The archeologists have a fairly good idea of what the whole site looked like.
As you journey through the ruins from the bottom to to the stadium, you are witness of the effect of an earthquake that destroyed the site around 500 B.C., and its reconstruction under the Roman Empire around 200 B.C. (if I got the gist of it correctly) and the subsequent decay over 2,000 years.
Everything up to the part that leads to the stadium must have been impressive and majestic. I have tried to capture this impression as I was progressing through the ruins, while imagining how the surrounding landscape – the slopes of the mountains around – might have enhanced the volumes of the buildings.
Being at the centre of the world, where lived a creature that Pacific cultures would have treated as a gateway between the Worlds, I have asked the Universe and the Gods to take care of dear friends.
I'll conclude this day with the puzzling surprising carvings that can be found in many facade stones. They are surprising by their size. Twice. First, the surface that is being carved is roughly 60cm by 40cm.
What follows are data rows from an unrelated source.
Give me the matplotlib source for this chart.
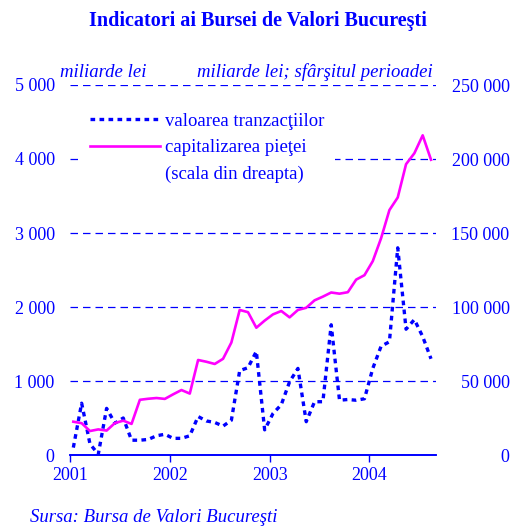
import matplotlib

matplotlib.use("Agg")
import matplotlib.pyplot as plt
import numpy as np
from matplotlib.lines import Line2D
from matplotlib.patches import Rectangle
from matplotlib.ticker import FuncFormatter

BLUE = "#0000FF"
PINK = "#FF00FF"
plt.rcParams["font.family"] = ["Liberation Serif", "DejaVu Serif"]

# monthly data, Jan 2001 .. Aug 2004
start_year = 2001
n_months = 44

# valoarea tranzactiilor, miliarde lei (left axis)
tranzactii = [100, 700, 150, 10, 630, 430, 500, 200, 200, 210, 260, 280,
              225, 225, 260, 520, 460, 440, 390, 470, 1140, 1180, 1400, 340,
              560, 680, 990, 1170, 450, 720, 720, 1760, 740, 750, 740, 760,
              1170, 1470, 1530, 2800, 1700, 1830, 1600, 1300]

# capitalizarea pietei, miliarde lei, sfarsitul perioadei (right axis)
capitalizare = [22500, 21500, 16200, 17300, 16500, 21600, 23200, 21000,
                37300, 38000, 38500, 37900,
                41000, 43900, 41500, 64200, 63000, 61500, 65000, 76000,
                98000, 96500, 86000, 90800,
                95000, 97300, 93000, 98000, 99500, 104500, 107000, 109800,
                109000, 110000, 118500, 121500,
                131000, 146500, 165500, 174000, 196500, 203900, 216000, 199500]

years = [2001, 2002, 2003, 2004]
left_ticks = [0, 1000, 2000, 3000, 4000, 5000]
right_ticks = [0, 50000, 100000, 150000, 200000, 250000]

x = start_year + (np.arange(n_months) + 0.4) / 12


def spaced(v, _pos=None):
    return f"{int(v):,}".replace(",", " ")


fig = plt.figure(figsize=(5.15, 5.26), dpi=100)
ax = fig.add_axes([70 / 515, 71 / 526, 366 / 515, 370 / 526])
ax2 = ax.twinx()

ax.plot(x, tranzactii, color=BLUE, lw=2.4, linestyle=(0, (1.4, 1.3)), zorder=3)
ax2.plot(x, capitalizare, color=PINK, lw=1.9, zorder=3)

ax.set_xlim(start_year, start_year + n_months / 12)
ax.set_ylim(0, 5000)
ax2.set_ylim(0, 250000)
ax.set_xticks(years)
ax.set_xticklabels([str(y) for y in years])
ax.set_yticks(left_ticks)
ax2.set_yticks(right_ticks)
ax.yaxis.set_major_formatter(FuncFormatter(spaced))
ax2.yaxis.set_major_formatter(FuncFormatter(spaced))

ax.yaxis.grid(True, color=BLUE, linestyle=(0, (6, 4)), lw=0.9)
ax.set_axisbelow(True)

for a in (ax, ax2):
    for side in ("top", "right", "left"):
        a.spines[side].set_visible(False)
    a.spines["bottom"].set_color(BLUE)
    a.spines["bottom"].set_linewidth(1.2)
    a.set_facecolor("none")

ax.tick_params(axis="x", colors=BLUE, labelsize=13, length=5, width=1, direction="out", pad=4)
ax.tick_params(axis="y", colors=BLUE, labelsize=13, length=0, pad=11)
ax2.tick_params(axis="y", colors=BLUE, labelsize=13, length=0, pad=53)
for lab in ax2.get_yticklabels():
    lab.set_horizontalalignment("right")

fig.text(0.5, 1 - 21 / 526, "Indicatori ai Bursei de Valori Bucureşti", color=BLUE,
         fontsize=14.5, fontweight="bold", ha="center", va="center")
fig.text(60 / 515, 1 - 72 / 526, "miliarde lei", color=BLUE, fontsize=13.5,
         style="italic", ha="left", va="center")
fig.text(433 / 515, 1 - 72 / 526, "miliarde lei; sfârşitul perioadei", color=BLUE,
         fontsize=13.5, style="italic", ha="right", va="center")
fig.text(30 / 515, 1 - 517 / 526, "Sursa: Bursa de Valori Bucureşti", color=BLUE,
         fontsize=13.5, style="italic", ha="left", va="center")

# white block behind the legend (hides part of the 4000 gridline)
ax.add_patch(Rectangle((0.022, 0.71), 0.702, 0.26, transform=ax.transAxes,
                       facecolor="white", edgecolor="none", zorder=1))

handles = [
    Line2D([], [], color=BLUE, lw=2.4, linestyle=(0, (1.4, 1.3))),
    Line2D([], [], color=PINK, lw=1.9),
    Line2D([], [], color="none"),
]
labels = ["valoarea tranzacţiilor", "capitalizarea pieţei", "(scala din dreapta)"]
leg = ax2.legend(handles, labels, loc="upper left", bbox_to_anchor=(0.055, 0.925),
                 borderaxespad=0, borderpad=0, handlelength=3.7, handletextpad=0.3,
                 labelspacing=0.5, fontsize=13.5, frameon=False)
for t in leg.get_texts():
    t.set_color(BLUE)

fig.savefig("out.png", dpi=100)
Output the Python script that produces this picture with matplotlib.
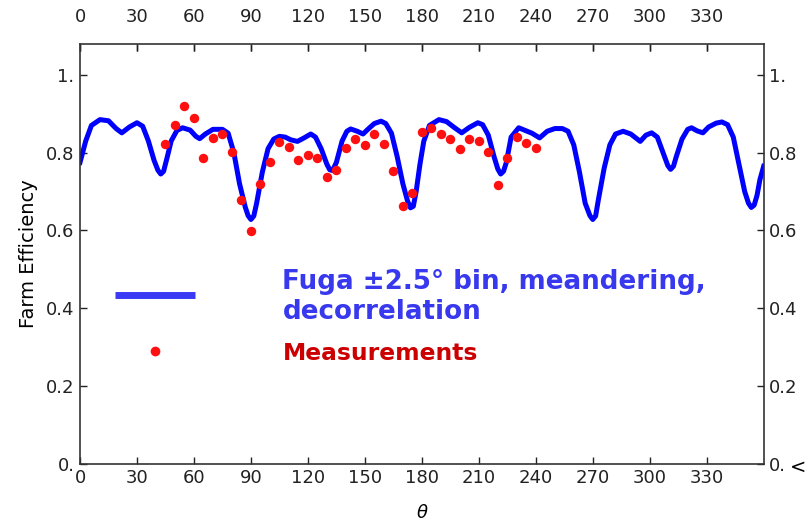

Two, the carvings are very small when considering their depth and how much there's packed into such a small surface. See by yourself.
The puzzle remained until I found the following explanation in the museum: some of these engravings are the oldest (128 BC) written notation of a melody: hymns to Apollo! Between the verses, there are notes for a large choir and up to three instruments (cithara, lyre, flute), written in combinations of characters and punctuation.
I am not sure that the stone I pictured was on the walls where musical scores were engraved, but I trust this gives you an idea.